## [Problem details]
Output the material beneath this task exactly, images excluded.

** Start Information given **

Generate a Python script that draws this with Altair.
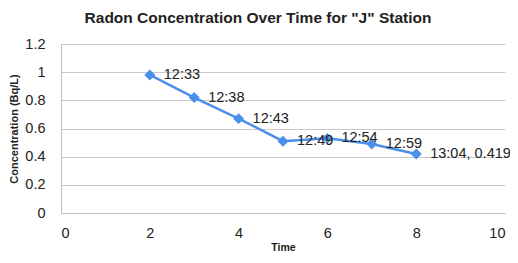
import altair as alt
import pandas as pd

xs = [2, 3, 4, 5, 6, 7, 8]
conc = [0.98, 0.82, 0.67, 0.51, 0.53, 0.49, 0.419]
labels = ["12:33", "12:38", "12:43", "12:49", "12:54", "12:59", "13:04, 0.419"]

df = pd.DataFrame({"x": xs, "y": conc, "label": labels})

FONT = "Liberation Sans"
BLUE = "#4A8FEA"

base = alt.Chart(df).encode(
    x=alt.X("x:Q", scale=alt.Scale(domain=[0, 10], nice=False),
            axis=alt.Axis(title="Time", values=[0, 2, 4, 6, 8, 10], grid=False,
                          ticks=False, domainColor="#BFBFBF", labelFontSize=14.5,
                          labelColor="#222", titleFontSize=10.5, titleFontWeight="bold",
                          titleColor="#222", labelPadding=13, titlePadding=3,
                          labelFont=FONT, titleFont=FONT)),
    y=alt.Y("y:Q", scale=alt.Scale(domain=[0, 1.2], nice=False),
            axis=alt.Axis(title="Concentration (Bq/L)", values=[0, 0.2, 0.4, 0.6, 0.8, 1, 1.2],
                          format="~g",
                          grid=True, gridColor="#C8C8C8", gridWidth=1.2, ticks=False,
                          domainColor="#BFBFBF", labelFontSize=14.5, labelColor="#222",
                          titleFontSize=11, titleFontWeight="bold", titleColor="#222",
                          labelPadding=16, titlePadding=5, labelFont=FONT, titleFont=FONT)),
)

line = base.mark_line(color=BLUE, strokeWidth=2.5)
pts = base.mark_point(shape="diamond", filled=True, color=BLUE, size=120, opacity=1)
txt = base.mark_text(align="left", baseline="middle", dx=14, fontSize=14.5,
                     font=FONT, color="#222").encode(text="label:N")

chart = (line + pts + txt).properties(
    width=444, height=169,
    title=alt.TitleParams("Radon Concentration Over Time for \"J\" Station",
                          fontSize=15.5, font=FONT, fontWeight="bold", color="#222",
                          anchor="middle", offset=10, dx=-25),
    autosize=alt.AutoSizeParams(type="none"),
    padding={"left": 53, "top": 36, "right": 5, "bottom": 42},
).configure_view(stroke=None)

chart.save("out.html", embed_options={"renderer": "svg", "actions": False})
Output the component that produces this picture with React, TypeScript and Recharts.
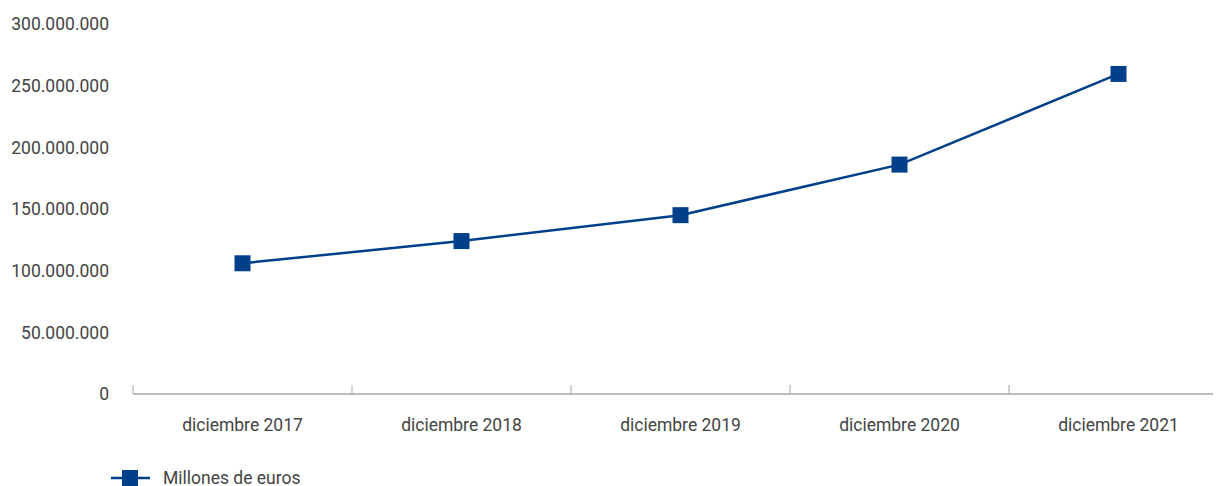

** End Information given **

## [Answer to the task]
Generate a Python script that draws this with Altair.
import altair as alt
import pandas as pd

xs = [2, 3, 4, 5, 6, 7, 8]
conc = [0.98, 0.82, 0.67, 0.51, 0.53, 0.49, 0.419]
labels = ["12:33", "12:38", "12:43", "12:49", "12:54", "12:59", "13:04, 0.419"]

df = pd.DataFrame({"x": xs, "y": conc, "label": labels})

FONT = "Liberation Sans"
BLUE = "#4A8FEA"

base = alt.Chart(df).encode(
    x=alt.X("x:Q", scale=alt.Scale(domain=[0, 10], nice=False),
            axis=alt.Axis(title="Time", values=[0, 2, 4, 6, 8, 10], grid=False,
                          ticks=False, domainColor="#BFBFBF", labelFontSize=14.5,
                          labelColor="#222", titleFontSize=10.5, titleFontWeight="bold",
                          titleColor="#222", labelPadding=13, titlePadding=3,
                          labelFont=FONT, titleFont=FONT)),
    y=alt.Y("y:Q", scale=alt.Scale(domain=[0, 1.2], nice=False),
            axis=alt.Axis(title="Concentration (Bq/L)", values=[0, 0.2, 0.4, 0.6, 0.8, 1, 1.2],
                          format="~g",
                          grid=True, gridColor="#C8C8C8", gridWidth=1.2, ticks=False,
                          domainColor="#BFBFBF", labelFontSize=14.5, labelColor="#222",
                          titleFontSize=11, titleFontWeight="bold", titleColor="#222",
                          labelPadding=16, titlePadding=5, labelFont=FONT, titleFont=FONT)),
)

line = base.mark_line(color=BLUE, strokeWidth=2.5)
pts = base.mark_point(shape="diamond", filled=True, color=BLUE, size=120, opacity=1)
txt = base.mark_text(align="left", baseline="middle", dx=14, fontSize=14.5,
                     font=FONT, color="#222").encode(text="label:N")

chart = (line + pts + txt).properties(
    width=444, height=169,
    title=alt.TitleParams("Radon Concentration Over Time for \"J\" Station",
                          fontSize=15.5, font=FONT, fontWeight="bold", color="#222",
                          anchor="middle", offset=10, dx=-25),
    autosize=alt.AutoSizeParams(type="none"),
    padding={"left": 53, "top": 36, "right": 5, "bottom": 42},
).configure_view(stroke=None)

chart.save("out.html", embed_options={"renderer": "svg", "actions": False})
Output the component that produces this picture with React, TypeScript and Recharts.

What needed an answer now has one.